The Luxi and Xiazhuang granitic plutons are parts of the Guidong granite belt in northern Guangdong Province, China. They occur next to each other and have similar crystallization ages. However, the Xiazhuang pluton hosts several important uranium (U) ore deposits, whereas the Luxi pluton does not. This study compares the two plutons using whole-rock geochemistry, biotite compositions, zircon U–Pb ages by LA-ICPMS, and in situ zircon Hf isotope data by LA-MC-ICPMS, to understand the fundamental controls.
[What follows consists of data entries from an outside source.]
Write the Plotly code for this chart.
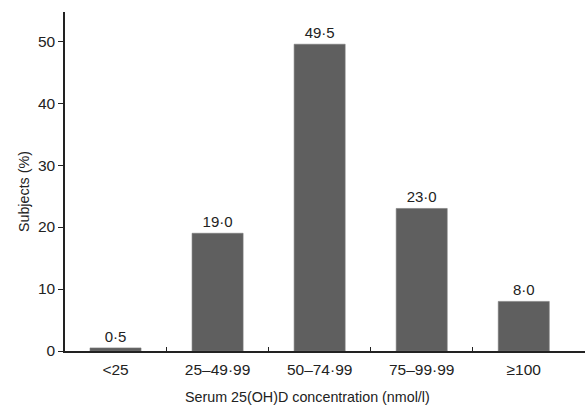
import plotly.graph_objects as go

categories = ["<25", "25–49·99", "50–74·99", "75–99·99", "≥100"]
values = [0.5, 19.0, 49.5, 23.0, 8.0]
value_labels = ["0·5", "19·0", "49·5", "23·0", "8·0"]
y_ticks = [0, 10, 20, 30, 40, 50]
x_title = "Serum 25(OH)D concentration (nmol/l)"
y_title = "Subjects (%)"

x_pos = list(range(len(categories)))

fig = go.Figure(go.Bar(
    x=x_pos, y=values,
    width=0.5,
    marker=dict(color="#5f5f5f", line=dict(color="#7a7a7a", width=0.6)),
    text=value_labels, textposition="outside",
    textfont=dict(size=15, color="#222222"),
    cliponaxis=False,
))

fig.update_layout(
    width=585, height=408,
    margin=dict(l=65, r=0, t=12, b=57),
    paper_bgcolor="white", plot_bgcolor="white",
    font=dict(family="Liberation Sans, Arial, sans-serif", size=15, color="#222222"),
    showlegend=False,
)
fig.update_xaxes(
    automargin=False,
    range=[-0.495, 4.6],
    tickmode="array", tickvals=x_pos, ticktext=categories,
    ticks="", showgrid=False, zeroline=False,
    showline=True, linecolor="#222222", linewidth=1.5,
    ticklabelstandoff=4,
    minor=dict(tickmode="array", tickvals=[0.5, 1.5, 2.5, 3.5], ticks="inside",
               ticklen=4, tickcolor="#222222", tickwidth=1.2, showgrid=False),
    tickfont=dict(size=15.5, color="#222222"),
)
fig.update_yaxes(
    automargin=False,
    range=[0, 54.7],
    tickmode="array", tickvals=y_ticks,
    ticks="outside", ticklen=5, tickcolor="#222222", tickwidth=1.2,
    showgrid=False, zeroline=False,
    showline=True, linecolor="#222222", linewidth=1.5,
    tickfont=dict(size=15.5, color="#222222"),
)
fig.add_annotation(text=x_title, xref="paper", yref="paper", x=0.467, y=-0.136,
                   xanchor="center", yanchor="middle", showarrow=False,
                   font=dict(size=14.3, color="#222222"))
fig.add_annotation(text=y_title, xref="paper", yref="paper", x=-0.08, y=0.47,
                   xanchor="center", yanchor="middle", showarrow=False, textangle=-90,
                   font=dict(size=14.3, color="#222222"))

fig.write_html("out.html", config={"displayModeBar": False},
               post_script="document.body.style.margin='0';")
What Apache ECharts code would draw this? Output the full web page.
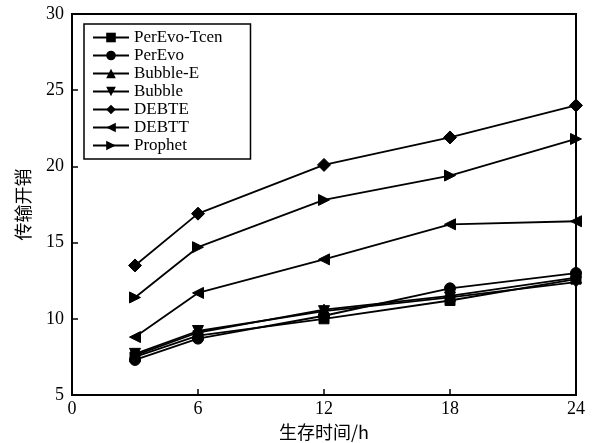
<!DOCTYPE html>
<html><head><meta charset="utf-8">
<script src="https://cdn.jsdelivr.net/npm/echarts@6/dist/echarts.min.js"></script>
<style>html,body{margin:0;padding:0;background:#fff;overflow:hidden}#c{width:592px;height:443px}</style>
</head><body><div id="c"></div>
<script>
const xValues = [3, 6, 12, 18, 24];
const seriesNames = ['PerEvo-Tcen','PerEvo','Bubble-E','Bubble','DEBTE','DEBTT','Prophet'];
const perEvoTcen = [7.5, 8.9, 10.0, 11.2, 12.6];
const perEvo     = [7.3, 8.7, 10.2, 12.0, 13.0];
const bubbleE    = [7.6, 9.1, 10.6, 11.5, 12.7];
const bubble     = [7.7, 9.2, 10.5, 11.4, 12.4];
const debte      = [13.5, 16.9, 20.1, 21.9, 24.0];
const debtt      = [8.8, 11.7, 13.9, 16.2, 16.4];
const prophet    = [11.4, 14.7, 17.8, 19.4, 21.8];
const xTicks = [0, 6, 12, 18, 24];
const yTicks = [5, 10, 15, 20, 25, 30];

const values = [perEvoTcen, perEvo, bubbleE, bubble, debte, debtt, prophet];
const symbols = ['rect','circle','triangle','triangle','diamond','triangle','triangle'];
const rotates = [0, 0, 0, 180, 0, 90, -90];
const sizes = [10, 11, 11, 11, 13, 11, 11];
const serif = '"Liberation Serif","DejaVu Serif",serif';

const chart = echarts.init(document.getElementById('c'));
chart.setOption({
  animation: false,
  backgroundColor: '#fff',
  grid: {left: 72, right: 16, top: 14, bottom: 48, show: true, borderColor: '#000', borderWidth: 2,
         containLabel: false, outerBoundsMode: 'none'},
  legend: {
    data: seriesNames, orient: 'vertical', left: 84, top: 24,
    backgroundColor: '#fff', borderColor: '#000', borderWidth: 1.5,
    padding: [5, 28, 5, 8], itemGap: 1, itemWidth: 36, itemHeight: 12,
    textStyle: {fontFamily: serif, fontSize: 17, lineHeight: 17, color: '#000', padding: [0,0,0,0]}
  },
  xAxis: {
    type: 'value', min: 0, max: 24, interval: 6,
    name: '生存时间/h', nameLocation: 'middle', nameGap: 27,
    nameTextStyle: {fontFamily: '"Noto Sans CJK SC", sans-serif', fontSize: 18, color: '#000'},
    axisLine: {lineStyle: {color: '#000', width: 2}},
    axisTick: {inside: true, length: 6, lineStyle: {color: '#000', width: 1.5}},
    axisLabel: {fontFamily: serif, fontSize: 18, color: '#000', margin: 5,
      formatter: v => xTicks.includes(v) ? String(v) : ''},
    splitLine: {show: false}
  },
  yAxis: {
    type: 'value', min: 5, max: 30, interval: 5,
    name: '传输开销', nameLocation: 'middle', nameGap: 40, nameRotate: 90,
    nameTextStyle: {fontFamily: '"Noto Sans CJK SC", sans-serif', fontSize: 18, color: '#000'},
    axisLine: {lineStyle: {color: '#000', width: 2}},
    axisTick: {inside: true, length: 6, lineStyle: {color: '#000', width: 1.5}},
    axisLabel: {fontFamily: serif, fontSize: 18, color: '#000', margin: 8,
      formatter: v => yTicks.includes(v) ? String(v) : ''},
    splitLine: {show: false}
  },
  series: seriesNames.map((n, i) => ({
    name: n, type: 'line',
    data: xValues.map((x, j) => [x, values[i][j]]),
    symbol: symbols[i], symbolRotate: rotates[i], symbolSize: sizes[i],
    showAllSymbol: true,
    lineStyle: {color: '#000', width: 1.8},
    itemStyle: {color: '#000', borderColor: '#000'},
    emphasis: {disabled: true}
  }))
});
</script></body></html>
Results show that the two plutons have similar ages, 237 Ma for the Luxi pluton and 234 Ma for the Xiazhuang pluton. They also have similar geochemical features that are characteristic of S-type granites. Zircons from both plutons have negative εHf(t) values (− 9 to − 12) and a Paleoproterozoic two-stage Hf model age (TDM2 = 1838 Ma to 2025 Ma), suggesting that their parental magmas were all derived from Paleoproterozoic metasedimentary rocks. The geochemical and petrological data suggest that these two plutons crystallized from magmas derived from the same parent at different stages, the parental magma of the Xiazhuang pluton is more evolved than that of the Luxi pluton. This factor, plus different physical–chemical conditions (such as temperature, volatile components and oxidation state) resulted in higher U content and favorable U-bearing species in the Xiazhuang magmatic hydrothermal system. U occurs mainly as uraninite in the Xiazhuang pluton, which facilitates U transfer from granite into CO2-rich hydrothermal fluid to form U ore deposits. In contrast, U occurs mainly as REE-bearing minerals in the Luxi magmatic system, preventing U transfer to associated hydrothermal fluids. As a result, the Xiazhuang pluton hosts several important uranium ore deposits, whereas the Luxi pluton is ore-barren.

► The zircon U–Pb age and Hf isotope of the biotite granite and two-mica granite are investigated.
► We ascertain the evolution relation between the two granites.
► F content and physic-chemical conditions control the form of uranium in granites.
► The potential of uranium mineralization is controlled by form of uranium in granites.